Analisis Prinsip-Prinsip Perkawinan dalam UU Nomor 1 Tahun 1974 dan Kompilasi Hukum Islam (KHI)
1. Asas Sukarela
UU No. 1 Tahun 1974: Perkawinan berdasarkan asas sukarela yang mencerminkan kebebasan dan kesetaraan kedua belah pihak dalam mengambil keputusan untuk menikah. Pasal 6 ayat (1) UU Perkawinan menyebutkan bahwa perkawinan harus dilakukan atas dasar suka sama suka dan tidak ada paksaan dari pihak mana pun.
KHI: Prinsip ini juga diakomodasi dalam KHI, yang menekankan bahwa perkawinan harus dilakukan dengan kesepakatan kedua belah pihak, baik pihak pria maupun wanita. Walaupun demikian, ada pengaruh normatif mengenai kewajiban seorang wali dalam akad nikah.
2. Asas Partisipasi Keluarga
UU No. 1 Tahun 1974: Prinsip partisipasi keluarga mengedepankan pentingnya peran serta keluarga dalam penyelenggaraan perkawinan. Pasal 5 UU Perkawinan menekankan bahwa orang tua atau wali memiliki peran penting dalam memberikan persetujuan terhadap perkawinan anak-anak mereka.
KHI: Dalam KHI, prinsip ini diperkuat dengan kewajiban wali yang harus memberikan izin dalam akad nikah bagi wanita yang belum menikah atau wanita yang masih di bawah umur.
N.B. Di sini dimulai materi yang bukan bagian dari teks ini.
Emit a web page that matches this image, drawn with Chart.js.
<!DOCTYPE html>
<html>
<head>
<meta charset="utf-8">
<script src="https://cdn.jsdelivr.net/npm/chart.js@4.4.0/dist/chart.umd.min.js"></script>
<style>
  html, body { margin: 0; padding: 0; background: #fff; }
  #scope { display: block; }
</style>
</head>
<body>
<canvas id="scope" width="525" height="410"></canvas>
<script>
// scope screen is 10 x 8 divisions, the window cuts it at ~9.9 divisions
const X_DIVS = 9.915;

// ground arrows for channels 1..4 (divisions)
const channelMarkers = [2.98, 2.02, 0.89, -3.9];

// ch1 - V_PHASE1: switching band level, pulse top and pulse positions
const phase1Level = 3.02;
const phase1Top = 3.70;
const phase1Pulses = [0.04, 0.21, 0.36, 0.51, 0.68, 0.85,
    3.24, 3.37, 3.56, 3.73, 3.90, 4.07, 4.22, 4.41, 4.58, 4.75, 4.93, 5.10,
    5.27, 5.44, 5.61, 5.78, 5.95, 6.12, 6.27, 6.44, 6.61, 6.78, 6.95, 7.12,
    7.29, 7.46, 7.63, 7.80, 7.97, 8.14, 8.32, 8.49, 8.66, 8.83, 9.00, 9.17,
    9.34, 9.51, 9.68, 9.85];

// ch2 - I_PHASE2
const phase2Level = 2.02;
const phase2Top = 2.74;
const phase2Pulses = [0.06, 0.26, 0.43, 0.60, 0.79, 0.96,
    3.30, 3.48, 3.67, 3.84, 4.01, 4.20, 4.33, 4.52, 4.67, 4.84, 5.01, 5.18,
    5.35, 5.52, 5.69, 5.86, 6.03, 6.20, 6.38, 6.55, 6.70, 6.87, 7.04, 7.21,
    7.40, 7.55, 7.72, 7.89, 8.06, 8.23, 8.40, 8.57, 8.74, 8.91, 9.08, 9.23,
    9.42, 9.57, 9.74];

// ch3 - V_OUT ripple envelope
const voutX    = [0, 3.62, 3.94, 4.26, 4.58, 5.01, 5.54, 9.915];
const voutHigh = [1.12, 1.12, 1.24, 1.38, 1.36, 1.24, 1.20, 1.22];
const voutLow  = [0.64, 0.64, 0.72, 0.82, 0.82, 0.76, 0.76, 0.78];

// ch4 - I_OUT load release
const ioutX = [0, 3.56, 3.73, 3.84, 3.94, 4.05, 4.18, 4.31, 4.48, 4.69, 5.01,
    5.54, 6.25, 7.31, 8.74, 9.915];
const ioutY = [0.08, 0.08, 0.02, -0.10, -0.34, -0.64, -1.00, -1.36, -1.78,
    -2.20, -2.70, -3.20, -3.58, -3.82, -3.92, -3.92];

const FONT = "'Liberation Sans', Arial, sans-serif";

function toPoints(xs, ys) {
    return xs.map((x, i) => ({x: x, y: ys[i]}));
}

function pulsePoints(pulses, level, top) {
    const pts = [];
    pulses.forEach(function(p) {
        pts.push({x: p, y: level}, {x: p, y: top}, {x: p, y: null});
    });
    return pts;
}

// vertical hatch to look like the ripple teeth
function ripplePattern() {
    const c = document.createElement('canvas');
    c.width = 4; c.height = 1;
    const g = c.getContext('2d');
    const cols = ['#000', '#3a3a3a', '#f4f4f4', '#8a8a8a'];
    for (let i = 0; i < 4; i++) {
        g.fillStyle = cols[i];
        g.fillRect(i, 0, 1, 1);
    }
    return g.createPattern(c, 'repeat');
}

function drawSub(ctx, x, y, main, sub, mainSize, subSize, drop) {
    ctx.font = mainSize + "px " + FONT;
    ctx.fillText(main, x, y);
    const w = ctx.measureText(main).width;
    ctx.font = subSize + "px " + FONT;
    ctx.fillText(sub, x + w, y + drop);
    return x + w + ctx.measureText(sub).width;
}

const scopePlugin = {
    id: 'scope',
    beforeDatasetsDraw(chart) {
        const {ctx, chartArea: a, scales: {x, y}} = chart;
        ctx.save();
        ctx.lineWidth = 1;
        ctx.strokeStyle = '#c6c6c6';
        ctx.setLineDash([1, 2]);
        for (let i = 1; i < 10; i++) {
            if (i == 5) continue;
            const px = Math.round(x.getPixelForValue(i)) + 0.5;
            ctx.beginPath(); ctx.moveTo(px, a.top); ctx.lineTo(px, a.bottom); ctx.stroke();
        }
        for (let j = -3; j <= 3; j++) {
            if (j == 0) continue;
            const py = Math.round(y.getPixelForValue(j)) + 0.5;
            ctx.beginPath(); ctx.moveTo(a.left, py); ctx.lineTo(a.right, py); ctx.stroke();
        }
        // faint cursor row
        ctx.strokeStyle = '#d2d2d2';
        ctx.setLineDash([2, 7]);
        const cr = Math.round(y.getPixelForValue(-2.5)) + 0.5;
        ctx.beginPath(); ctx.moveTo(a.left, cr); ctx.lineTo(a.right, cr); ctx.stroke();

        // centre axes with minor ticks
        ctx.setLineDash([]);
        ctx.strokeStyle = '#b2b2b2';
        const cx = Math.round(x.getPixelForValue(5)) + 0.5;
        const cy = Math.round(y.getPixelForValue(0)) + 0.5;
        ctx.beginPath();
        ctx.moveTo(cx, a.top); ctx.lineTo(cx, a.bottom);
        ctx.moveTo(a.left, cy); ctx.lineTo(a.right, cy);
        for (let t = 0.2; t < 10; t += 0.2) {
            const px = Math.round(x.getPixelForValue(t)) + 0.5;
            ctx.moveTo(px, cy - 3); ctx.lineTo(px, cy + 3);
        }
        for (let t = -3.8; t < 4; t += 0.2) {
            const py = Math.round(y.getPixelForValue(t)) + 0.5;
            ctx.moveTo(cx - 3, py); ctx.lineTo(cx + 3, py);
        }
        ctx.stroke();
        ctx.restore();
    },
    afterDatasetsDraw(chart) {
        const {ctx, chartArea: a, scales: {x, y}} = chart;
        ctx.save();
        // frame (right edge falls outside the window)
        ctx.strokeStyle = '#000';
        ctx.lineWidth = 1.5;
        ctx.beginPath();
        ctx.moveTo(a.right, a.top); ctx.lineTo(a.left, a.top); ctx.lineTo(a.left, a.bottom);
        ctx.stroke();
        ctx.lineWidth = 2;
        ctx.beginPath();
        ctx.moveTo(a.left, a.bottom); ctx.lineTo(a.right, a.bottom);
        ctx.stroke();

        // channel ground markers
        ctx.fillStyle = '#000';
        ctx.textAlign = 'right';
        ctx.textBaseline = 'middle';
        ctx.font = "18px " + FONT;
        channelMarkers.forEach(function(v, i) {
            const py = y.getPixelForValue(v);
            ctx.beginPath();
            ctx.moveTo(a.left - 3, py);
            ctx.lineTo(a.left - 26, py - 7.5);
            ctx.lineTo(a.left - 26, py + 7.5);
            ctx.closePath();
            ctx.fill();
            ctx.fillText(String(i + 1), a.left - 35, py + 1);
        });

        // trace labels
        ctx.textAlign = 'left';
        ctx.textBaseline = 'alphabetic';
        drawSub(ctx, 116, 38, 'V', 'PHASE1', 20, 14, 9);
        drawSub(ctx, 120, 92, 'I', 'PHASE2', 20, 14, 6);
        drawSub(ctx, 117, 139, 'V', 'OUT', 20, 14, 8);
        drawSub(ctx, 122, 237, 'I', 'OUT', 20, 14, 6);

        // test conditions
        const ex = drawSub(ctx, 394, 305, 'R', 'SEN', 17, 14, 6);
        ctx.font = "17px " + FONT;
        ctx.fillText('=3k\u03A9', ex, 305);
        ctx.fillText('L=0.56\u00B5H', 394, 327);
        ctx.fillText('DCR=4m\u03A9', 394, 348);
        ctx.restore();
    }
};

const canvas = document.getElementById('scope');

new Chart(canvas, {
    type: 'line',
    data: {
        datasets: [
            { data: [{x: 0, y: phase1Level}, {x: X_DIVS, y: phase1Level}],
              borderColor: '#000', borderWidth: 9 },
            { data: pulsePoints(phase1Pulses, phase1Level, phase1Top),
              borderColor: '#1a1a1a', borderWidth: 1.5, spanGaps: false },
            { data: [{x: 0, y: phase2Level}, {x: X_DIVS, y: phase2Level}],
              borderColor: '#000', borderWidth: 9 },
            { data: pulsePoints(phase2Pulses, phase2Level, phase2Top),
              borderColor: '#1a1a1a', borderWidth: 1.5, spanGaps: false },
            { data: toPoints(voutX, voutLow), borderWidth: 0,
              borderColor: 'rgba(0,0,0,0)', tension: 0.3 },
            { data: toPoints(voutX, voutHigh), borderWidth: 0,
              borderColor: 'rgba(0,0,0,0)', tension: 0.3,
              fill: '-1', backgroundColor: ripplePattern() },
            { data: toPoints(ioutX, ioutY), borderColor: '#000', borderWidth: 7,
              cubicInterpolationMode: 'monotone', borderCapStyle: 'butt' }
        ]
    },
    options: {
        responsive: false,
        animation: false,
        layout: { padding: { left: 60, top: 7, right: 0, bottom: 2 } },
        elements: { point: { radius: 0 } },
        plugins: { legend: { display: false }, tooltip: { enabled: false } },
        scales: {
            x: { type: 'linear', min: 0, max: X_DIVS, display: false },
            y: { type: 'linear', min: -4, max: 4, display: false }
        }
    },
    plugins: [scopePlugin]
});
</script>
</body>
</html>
Ini memastikan adanya perlindungan terhadap kepentingan keluarga dan sosial yang lebih luas.
3. Perceraian Dipersulit
UU No. 1 Tahun 1974: Perceraian bukanlah hal yang dianggap mudah, karena diatur dengan ketat dan memerlukan alasan yang sah, seperti perselisihan yang terus menerus, ketidakcocokan, atau salah satu pihak melakukan pelanggaran hukum. Pasal 39 UU ini menyatakan bahwa perceraian harus diajukan ke pengadilan agama dengan alasan yang sangat jelas.
KHI: KHI menegaskan bahwa perceraian hanya boleh dilakukan sebagai jalan terakhir dan harus melalui prosedur yang ketat. Dalam KHI, ada aturan mengenai perceraian yang mengharuskan adanya upaya mediasi atau musyawarah terlebih dahulu untuk menjaga agar perceraian tidak menjadi solusi utama. Hal ini dilakukan untuk menjaga stabilitas sosial dan keutuhan keluarga.